Records with drawing code
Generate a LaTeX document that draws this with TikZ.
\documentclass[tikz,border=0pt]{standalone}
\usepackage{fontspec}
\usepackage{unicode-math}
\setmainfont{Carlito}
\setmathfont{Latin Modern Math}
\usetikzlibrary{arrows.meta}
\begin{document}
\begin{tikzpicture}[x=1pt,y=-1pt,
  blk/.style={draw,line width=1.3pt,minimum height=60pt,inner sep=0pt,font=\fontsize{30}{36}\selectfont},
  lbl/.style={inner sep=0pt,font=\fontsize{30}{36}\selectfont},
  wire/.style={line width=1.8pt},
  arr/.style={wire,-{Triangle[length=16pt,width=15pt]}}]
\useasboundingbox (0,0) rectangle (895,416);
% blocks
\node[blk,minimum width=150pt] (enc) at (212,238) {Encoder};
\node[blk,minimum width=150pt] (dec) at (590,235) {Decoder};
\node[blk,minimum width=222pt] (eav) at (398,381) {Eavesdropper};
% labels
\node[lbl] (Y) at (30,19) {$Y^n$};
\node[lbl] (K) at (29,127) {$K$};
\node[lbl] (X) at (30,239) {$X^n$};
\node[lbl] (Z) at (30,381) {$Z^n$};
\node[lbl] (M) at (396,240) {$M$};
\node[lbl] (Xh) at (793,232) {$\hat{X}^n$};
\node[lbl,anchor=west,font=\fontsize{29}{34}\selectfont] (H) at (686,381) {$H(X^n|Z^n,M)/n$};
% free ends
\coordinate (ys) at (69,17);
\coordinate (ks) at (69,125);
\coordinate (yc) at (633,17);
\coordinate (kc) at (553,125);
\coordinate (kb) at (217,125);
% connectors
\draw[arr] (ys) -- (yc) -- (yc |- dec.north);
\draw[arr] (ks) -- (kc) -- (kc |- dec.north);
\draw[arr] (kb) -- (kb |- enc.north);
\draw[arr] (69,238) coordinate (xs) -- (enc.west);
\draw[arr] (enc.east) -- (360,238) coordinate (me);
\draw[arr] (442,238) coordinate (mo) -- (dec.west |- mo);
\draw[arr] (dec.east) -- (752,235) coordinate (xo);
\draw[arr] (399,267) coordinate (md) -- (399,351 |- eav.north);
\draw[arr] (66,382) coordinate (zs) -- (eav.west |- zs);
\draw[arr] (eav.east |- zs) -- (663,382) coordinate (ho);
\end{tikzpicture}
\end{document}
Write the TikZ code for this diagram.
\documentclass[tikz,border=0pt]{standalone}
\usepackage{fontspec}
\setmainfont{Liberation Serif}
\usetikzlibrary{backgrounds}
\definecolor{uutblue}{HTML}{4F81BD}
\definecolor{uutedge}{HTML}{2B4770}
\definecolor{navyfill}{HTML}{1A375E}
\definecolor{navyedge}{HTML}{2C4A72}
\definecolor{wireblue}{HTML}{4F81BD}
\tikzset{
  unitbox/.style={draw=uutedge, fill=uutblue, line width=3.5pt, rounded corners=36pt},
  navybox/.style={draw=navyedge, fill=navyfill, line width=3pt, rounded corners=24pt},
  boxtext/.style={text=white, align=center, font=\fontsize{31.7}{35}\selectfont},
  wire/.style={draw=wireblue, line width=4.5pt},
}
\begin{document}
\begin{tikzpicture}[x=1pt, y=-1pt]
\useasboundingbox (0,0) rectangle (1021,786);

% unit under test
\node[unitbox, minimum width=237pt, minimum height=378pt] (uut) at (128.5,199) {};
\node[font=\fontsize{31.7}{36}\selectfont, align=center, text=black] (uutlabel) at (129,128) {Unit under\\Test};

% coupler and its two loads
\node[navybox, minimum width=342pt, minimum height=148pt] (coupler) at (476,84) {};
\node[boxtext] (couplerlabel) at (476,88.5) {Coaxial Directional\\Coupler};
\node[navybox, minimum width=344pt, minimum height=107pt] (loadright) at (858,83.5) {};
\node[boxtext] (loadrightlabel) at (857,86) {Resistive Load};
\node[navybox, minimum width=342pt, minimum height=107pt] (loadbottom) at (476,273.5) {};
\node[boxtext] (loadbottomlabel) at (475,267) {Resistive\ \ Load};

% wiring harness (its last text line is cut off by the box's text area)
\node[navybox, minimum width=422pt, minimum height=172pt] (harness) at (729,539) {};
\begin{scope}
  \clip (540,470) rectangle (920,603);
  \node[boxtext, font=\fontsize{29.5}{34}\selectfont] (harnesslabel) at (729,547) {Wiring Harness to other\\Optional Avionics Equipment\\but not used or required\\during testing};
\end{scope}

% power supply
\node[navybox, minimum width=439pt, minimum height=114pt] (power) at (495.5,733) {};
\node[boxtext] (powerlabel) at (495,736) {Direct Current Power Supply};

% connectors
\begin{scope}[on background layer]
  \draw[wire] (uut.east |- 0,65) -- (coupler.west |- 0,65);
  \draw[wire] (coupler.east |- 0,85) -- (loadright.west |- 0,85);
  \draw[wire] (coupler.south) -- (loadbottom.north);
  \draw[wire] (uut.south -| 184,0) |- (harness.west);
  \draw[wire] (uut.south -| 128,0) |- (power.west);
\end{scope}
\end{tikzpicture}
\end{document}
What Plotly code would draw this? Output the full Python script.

▶ OBJECTIVE
Can you restate every record above word for word?

▶ ANSWER TO THE TASK
Generate a LaTeX document that draws this with TikZ.
\documentclass[tikz,border=0pt]{standalone}
\usepackage{fontspec}
\usepackage{unicode-math}
\setmainfont{Carlito}
\setmathfont{Latin Modern Math}
\usetikzlibrary{arrows.meta}
\begin{document}
\begin{tikzpicture}[x=1pt,y=-1pt,
  blk/.style={draw,line width=1.3pt,minimum height=60pt,inner sep=0pt,font=\fontsize{30}{36}\selectfont},
  lbl/.style={inner sep=0pt,font=\fontsize{30}{36}\selectfont},
  wire/.style={line width=1.8pt},
  arr/.style={wire,-{Triangle[length=16pt,width=15pt]}}]
\useasboundingbox (0,0) rectangle (895,416);
% blocks
\node[blk,minimum width=150pt] (enc) at (212,238) {Encoder};
\node[blk,minimum width=150pt] (dec) at (590,235) {Decoder};
\node[blk,minimum width=222pt] (eav) at (398,381) {Eavesdropper};
% labels
\node[lbl] (Y) at (30,19) {$Y^n$};
\node[lbl] (K) at (29,127) {$K$};
\node[lbl] (X) at (30,239) {$X^n$};
\node[lbl] (Z) at (30,381) {$Z^n$};
\node[lbl] (M) at (396,240) {$M$};
\node[lbl] (Xh) at (793,232) {$\hat{X}^n$};
\node[lbl,anchor=west,font=\fontsize{29}{34}\selectfont] (H) at (686,381) {$H(X^n|Z^n,M)/n$};
% free ends
\coordinate (ys) at (69,17);
\coordinate (ks) at (69,125);
\coordinate (yc) at (633,17);
\coordinate (kc) at (553,125);
\coordinate (kb) at (217,125);
% connectors
\draw[arr] (ys) -- (yc) -- (yc |- dec.north);
\draw[arr] (ks) -- (kc) -- (kc |- dec.north);
\draw[arr] (kb) -- (kb |- enc.north);
\draw[arr] (69,238) coordinate (xs) -- (enc.west);
\draw[arr] (enc.east) -- (360,238) coordinate (me);
\draw[arr] (442,238) coordinate (mo) -- (dec.west |- mo);
\draw[arr] (dec.east) -- (752,235) coordinate (xo);
\draw[arr] (399,267) coordinate (md) -- (399,351 |- eav.north);
\draw[arr] (66,382) coordinate (zs) -- (eav.west |- zs);
\draw[arr] (eav.east |- zs) -- (663,382) coordinate (ho);
\end{tikzpicture}
\end{document}
Write the TikZ code for this diagram.
\documentclass[tikz,border=0pt]{standalone}
\usepackage{fontspec}
\setmainfont{Liberation Serif}
\usetikzlibrary{backgrounds}
\definecolor{uutblue}{HTML}{4F81BD}
\definecolor{uutedge}{HTML}{2B4770}
\definecolor{navyfill}{HTML}{1A375E}
\definecolor{navyedge}{HTML}{2C4A72}
\definecolor{wireblue}{HTML}{4F81BD}
\tikzset{
  unitbox/.style={draw=uutedge, fill=uutblue, line width=3.5pt, rounded corners=36pt},
  navybox/.style={draw=navyedge, fill=navyfill, line width=3pt, rounded corners=24pt},
  boxtext/.style={text=white, align=center, font=\fontsize{31.7}{35}\selectfont},
  wire/.style={draw=wireblue, line width=4.5pt},
}
\begin{document}
\begin{tikzpicture}[x=1pt, y=-1pt]
\useasboundingbox (0,0) rectangle (1021,786);

% unit under test
\node[unitbox, minimum width=237pt, minimum height=378pt] (uut) at (128.5,199) {};
\node[font=\fontsize{31.7}{36}\selectfont, align=center, text=black] (uutlabel) at (129,128) {Unit under\\Test};

% coupler and its two loads
\node[navybox, minimum width=342pt, minimum height=148pt] (coupler) at (476,84) {};
\node[boxtext] (couplerlabel) at (476,88.5) {Coaxial Directional\\Coupler};
\node[navybox, minimum width=344pt, minimum height=107pt] (loadright) at (858,83.5) {};
\node[boxtext] (loadrightlabel) at (857,86) {Resistive Load};
\node[navybox, minimum width=342pt, minimum height=107pt] (loadbottom) at (476,273.5) {};
\node[boxtext] (loadbottomlabel) at (475,267) {Resistive\ \ Load};

% wiring harness (its last text line is cut off by the box's text area)
\node[navybox, minimum width=422pt, minimum height=172pt] (harness) at (729,539) {};
\begin{scope}
  \clip (540,470) rectangle (920,603);
  \node[boxtext, font=\fontsize{29.5}{34}\selectfont] (harnesslabel) at (729,547) {Wiring Harness to other\\Optional Avionics Equipment\\but not used or required\\during testing};
\end{scope}

% power supply
\node[navybox, minimum width=439pt, minimum height=114pt] (power) at (495.5,733) {};
\node[boxtext] (powerlabel) at (495,736) {Direct Current Power Supply};

% connectors
\begin{scope}[on background layer]
  \draw[wire] (uut.east |- 0,65) -- (coupler.west |- 0,65);
  \draw[wire] (coupler.east |- 0,85) -- (loadright.west |- 0,85);
  \draw[wire] (coupler.south) -- (loadbottom.north);
  \draw[wire] (uut.south -| 184,0) |- (harness.west);
  \draw[wire] (uut.south -| 128,0) |- (power.west);
\end{scope}
\end{tikzpicture}
\end{document}
What Plotly code would draw this? Output the full Python script.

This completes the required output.